Sow salads for winter now and you’ll have plenty of delicious fresh greens to pick right through from autumn till spring.
There’s a host of cold-hardy salad ingredients which are able to grow quite happily even in watery winter sunlight, and are also resilient enough to put up with frost, snow and winter gales: just pop a cloche over the top during really bad weather to keep them in good condition. Winter salads are also a great way to make good use of your greenhouse borders through the coldest months of the year, refilling them with home-grown goodies to follow on from your summer crops. Sow them now in pots and modules and they’ll have just enough time to reach cropping size by the time the cold weather sets in.
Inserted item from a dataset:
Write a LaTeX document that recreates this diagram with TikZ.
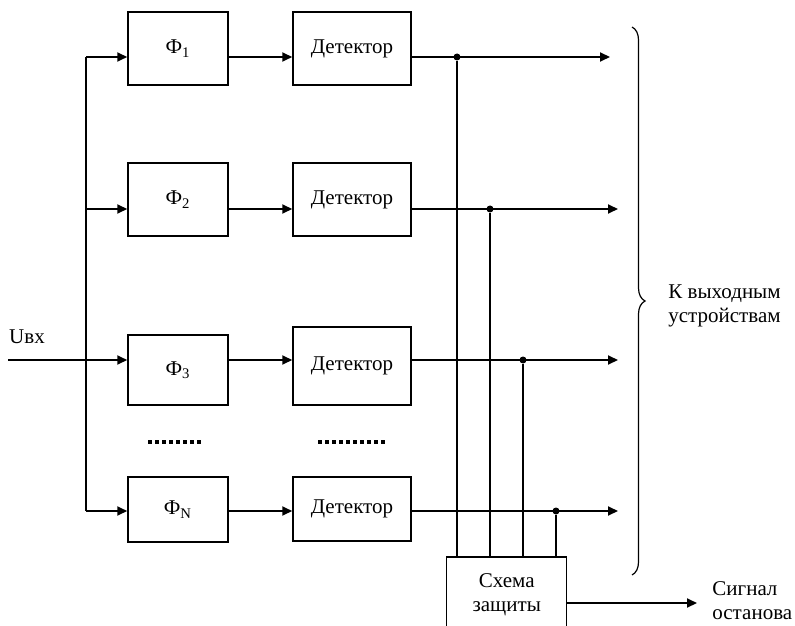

Sow varieties known for cold tolerance to make sure they stay productive through whatever the weather can throw at them. Winter lettuces are a great choice, with 'Merveille de Quatre Saisons', 'Rouge d'Hiver' and 'Winter Density' among the best. Add a little variety with oriental vegetables such as mustard spinach and mizuna, and short day length leafy veg like corn salad, rocket and American land cress. You’ll find all these and more winter salads on our seed racks here in the garden centre at Kington so pop in this week and pick out your favourites.
Fill seed trays or 5cm modules with seed compost, water well and then sow seed sparingly, covering lightly with vermiculite or more compost. Keep in a cold frame or on a bright windowsill and make sure they stay damp, and your seedlings should appear within 10 days. Grow them on, moving them into larger pots if necessary, and then once they’re healthy young plants you can plant them out in their final growing positions for a steady supply of fresh greenery from November onwards.